The scandal involving Cardinal Pell reminds me of an important issue for all churches and houses of worship, and that is the difference between privacy, secrecy and transparency. This post attempts to parse these issues and their implications for abusive clergy and laity.
Let’s look first at privacy. Privacy is a person’s legitimate expectation that specifics of his or her life will be kept confidential. Things that are private in a church setting include:
- Marital issues.
- Sexual activity.
- Substance abuse issues.
- Personal problems.
- Sexual orientation or gender identity.
In this context, note that someone may wish to discuss these issues with others. That’s fine, but when that occurs the person with the right to privacy should control how far the information goes. Thus, if someone tells me about any of these issues, the conversation goes no further.
Secrecy is different. Secrecy is keeping information from others with a right to know, and usually hurts the person without power. Things that are wrongfully kept secret may include:
- Allegations that church financial reports don’t add up.
- Abuse of a child, the elderly, or someone with disabilities.
- Sexual activity with a parishioner or someone who has received pastoral care.
Thus, matters that may be rightly private must be called into the light of day when misconduct occurs, or they become secrets. For example, my clergyperson’s sexual conduct is none of anyone’s business if it occurs within appropriate boundaries, including marriage or a committed reslationship. It becomes an inappropriate secret, however, when someone claims privacy to avoid addressing misconduct.

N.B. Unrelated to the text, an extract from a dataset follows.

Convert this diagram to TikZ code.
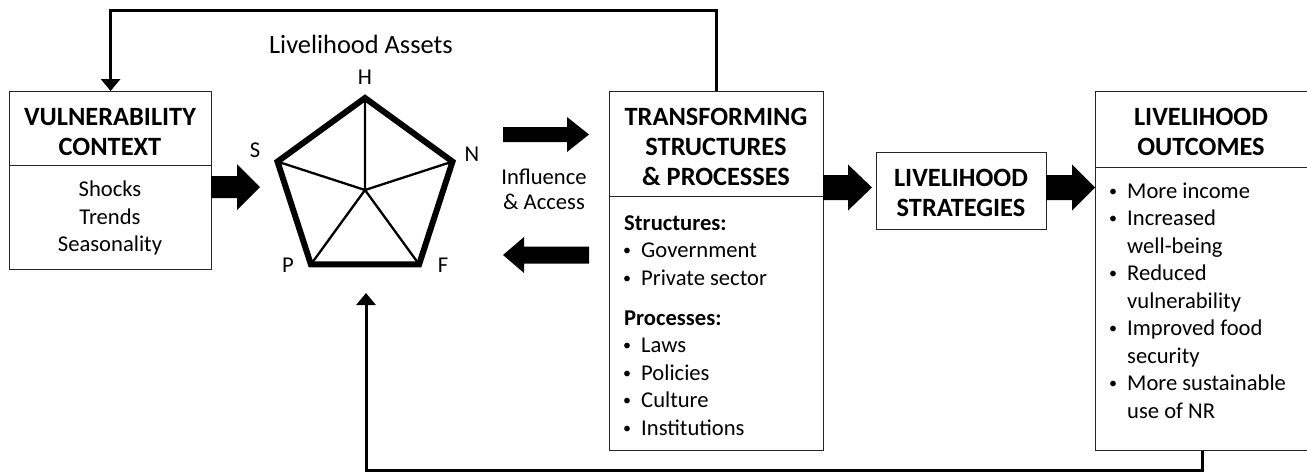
\documentclass[tikz,border=0pt]{standalone}
\usepackage{fontspec}
\setmainfont{Carlito}
\usetikzlibrary{arrows.meta}

% text sizes
\newcommand\bodysize{\fontsize{22.6}{27.5}\selectfont}
\newcommand\tightsize{\fontsize{22.6}{25}\selectfont}
\newcommand\titlesize{\fontsize{26.4}{30}\selectfont\bfseries}
% bullet item and continuation indent
\newcommand\bul{\makebox[20pt][l]{\hspace*{2pt}\raisebox{2pt}{\fontsize{16}{16}\selectfont\textbullet}}}
\newcommand\cont{\hspace*{20pt}}
% filled block arrow: start x, head base x, tip x, centre y, shaft half height, head half height
\newcommand\blockarrow[6]{%
  \fill (#1,#4-#5) -- (#2,#4-#5) -- (#2,#4-#6) -- (#3,#4) --
        (#2,#4+#6) -- (#2,#4+#5) -- (#1,#4+#5) -- cycle;}

\begin{document}
\begin{tikzpicture}[x=1pt,y=-1pt,
  box/.style={draw=black!85, line width=1.2pt, inner sep=0pt, anchor=north west},
  title/.style={font=\titlesize, align=center, inner sep=0pt},
  body/.style={font=\bodysize, align=center, inner sep=0pt},
  list/.style={font=\bodysize, align=left, inner sep=0pt, anchor=north west},
  corner/.style={font=\bodysize, inner sep=0pt},
  fb/.style={line width=3pt, line join=miter, -{Triangle[width=19pt,length=12pt]}}]

\useasboundingbox (0,0) rectangle (1307,474);

% ---- vulnerability context
\node[box, minimum width=202pt, minimum height=74pt] (vTitle) at (9,91) {};
\node[box, minimum width=202pt, minimum height=104pt] (vBody) at (9,165) {};
\node[title] (vTitleText) at (110,132) {VULNERABILITY\\CONTEXT};
\node[body] (vBodyText) at (110,218) {Shocks\\Trends\\Seasonality};

% ---- livelihood assets pentagon
\coordinate (pC) at (365,190);
\coordinate (pH) at (365,98);
\coordinate (pN) at (452.5,161.6);
\coordinate (pF) at (419.1,264.4);
\coordinate (pP) at (310.9,264.4);
\coordinate (pS) at (277.5,161.6);
\draw[line width=2.3pt] (pC) -- (pH) (pC) -- (pN) (pC) -- (pF) (pC) -- (pP) (pC) -- (pS);
\draw[line width=6pt, line join=miter] (pH) -- (pN) -- (pF) -- (pP) -- (pS) -- cycle;
\node[font=\fontsize{26.4}{30}\selectfont, inner sep=0pt] (assetsLabel) at (361,44) {Livelihood Assets};
\node[corner] (lH) at (365,77) {H};
\node[corner] (lN) at (472,154) {N};
\node[corner] (lF) at (443,265) {F};
\node[corner] (lP) at (288,265) {P};
\node[corner] (lS) at (255,150) {S};
\coordinate (assetsIn) at (366,293);

% ---- transforming structures and processes
\node[box, minimum width=214pt, minimum height=105pt] (tTitle) at (609,91) {};
\node[box, minimum width=214pt, minimum height=254pt] (tBody) at (609,196) {};
\node[title] (tTitleText) at (716,147) {TRANSFORMING\\STRUCTURES\\\& PROCESSES};
\node[list] (tBodyText) at (621,215.4) {%
  \hspace*{3pt}\textbf{Structures:}\\
  \bul Government\\
  \bul Private sector\\[12.5pt]
  \hspace*{3pt}\textbf{Processes:}\\
  \bul Laws\\
  \bul Policies\\
  \bul Culture\\
  \bul Institutions};
\node[body, font=\tightsize] (influence) at (544,189) {Influence\\\& Access};

% ---- livelihood strategies
\node[box, minimum width=170pt, minimum height=77pt] (strat) at (876,152) {};
\node[title] (stratText) at (961,193) {LIVELIHOOD\\STRATEGIES};

% ---- livelihood outcomes
\node[box, minimum width=214pt, minimum height=76pt] (oTitle) at (1095,91) {};
\node[box, minimum width=214pt, minimum height=283pt] (oBody) at (1095,167) {};
\node[title] (oTitleText) at (1201,132) {LIVELIHOOD\\OUTCOMES};
\node[list] (oBodyText) at (1107,182.7) {%
  \bul More income\\
  \bul Increased\\
  \cont well-being\\
  \bul Reduced\\
  \cont vulnerability\\
  \bul Improved food\\
  \cont security\\
  \bul More sustainable\\
  \cont use of NR};

% ---- block arrows
\blockarrow{211}{237}{260}{187}{11}{23}
\blockarrow{503}{567}{589}{134.5}{7.5}{17.5}
\blockarrow{589}{524}{503}{255}{8.5}{18}
\blockarrow{823}{848}{872}{187.5}{12.5}{23}
\blockarrow{1046}{1072}{1095}{187.5}{12.5}{23}

% ---- feedback loops
\coordinate (topY) at (0,10);
\coordinate (botY) at (0,470);
\draw[fb] (tTitle.north) |- (vTitle.north |- topY) -- (vTitle.north);
\draw[fb] (oBody.south) |- (assetsIn |- botY) -- (assetsIn);
\end{tikzpicture}
\end{document}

That’s important. For example, during my time as a diocesan sexual misconduct prevention trainer, one of the things I taught was that the most telling way to know if conduct is appropriate is if it must be secret. Thus, if a child tells you that he or she has been cautioned to keep aspects of their relationship with an adult secret, that is a major warning sign and action needs to be taken immediately.
Privacy also can be misused in other ways. For example, if a clergyperson urges a church employee not to come out as LGBT on the grounds that this is “personal,” this is wrong. Urging people to keep secrets in order to make others comfortable is wrong, pure and simple.
Transparency is different. In transparency, information that is appropriately disclosed is shared on a proactive basis, as doing so engenders trust and accountability. For example, members of a church board or vestry must see specific salary data, possibly with the understanding that it should not be shared further. Other issues appropriately the subject of transparency:
- Annual budgets
- Operational challenges
- Details of material financial changes. For example, one church of which I am very fond has a looming budget crisis. While the matter has been discussed at the annual parish meeting, there’s been very limited information in other fora. Needless to say, knowing how to help is very difficult.
Another wrinkle to transparency is the willingness of clergy and other lay leaders to discuss concerns. Clergy who get defensive when legitimate concerns are raised, or who lie to avoid addressing such matters, do lasting harm to a church and its culture. By making it wrong or difficult to raise such issues, they erode trust and promote backroom dealings.
So how should you respond if you suspect misconduct?
- Don’t roll over easily. Many abusive clergy and abusive systems are good at trotting out fine words and seemingly sincere apologies. So don’t let your desire to seek peace too quickly run roughshod over your sense of justice.
- Don’t try to discredit the person complaining. In my experience with an abusive clergyperson, several individuals aggressively lied about me in an effort to discredit me. That only made the situation worse for all sides, and made resolution all the more challenging.
- Don’t make it difficult for others to come forward. Abuse in churches often emerges initially as one or two troubling complaints that are just the tip of the iceburg. That is particularly the case with spiritual, relational, and emotional abuse.
- Don’t jump to conclusions. In my case, one member of the clergy was quick to blame me for negative online comments about the conflict, not realizing that many more people than just me had been hurt by her clergy colleague’s action and were responsible for those comments.
- Don’t conflate truthtelling with gossip. They are not the same, and it is not wrong to speak truth to power.
- Consider getting outside help.
- Recognize the difference between a cease-fire and reconciliation. The latter involves a change of conduct, an apology, and restitution. If those don’t happen, you may still wish to move past open hostility, but it’s important that you not conflate the two. And recognize that, if you or someone you know has been abused, you’re under no obligation to provide secrecy. Discretion may be appropriate, but secrecy almost never is.
- Pray for all involved.
In the case of Cardinal Pell, the fact that abuse survivors are being shown the door at the Vatican, combined with a lack of transparency, years of secrecy, and a palpable resistance to addressing abuse all tell me that there is no real repentance or change of heart.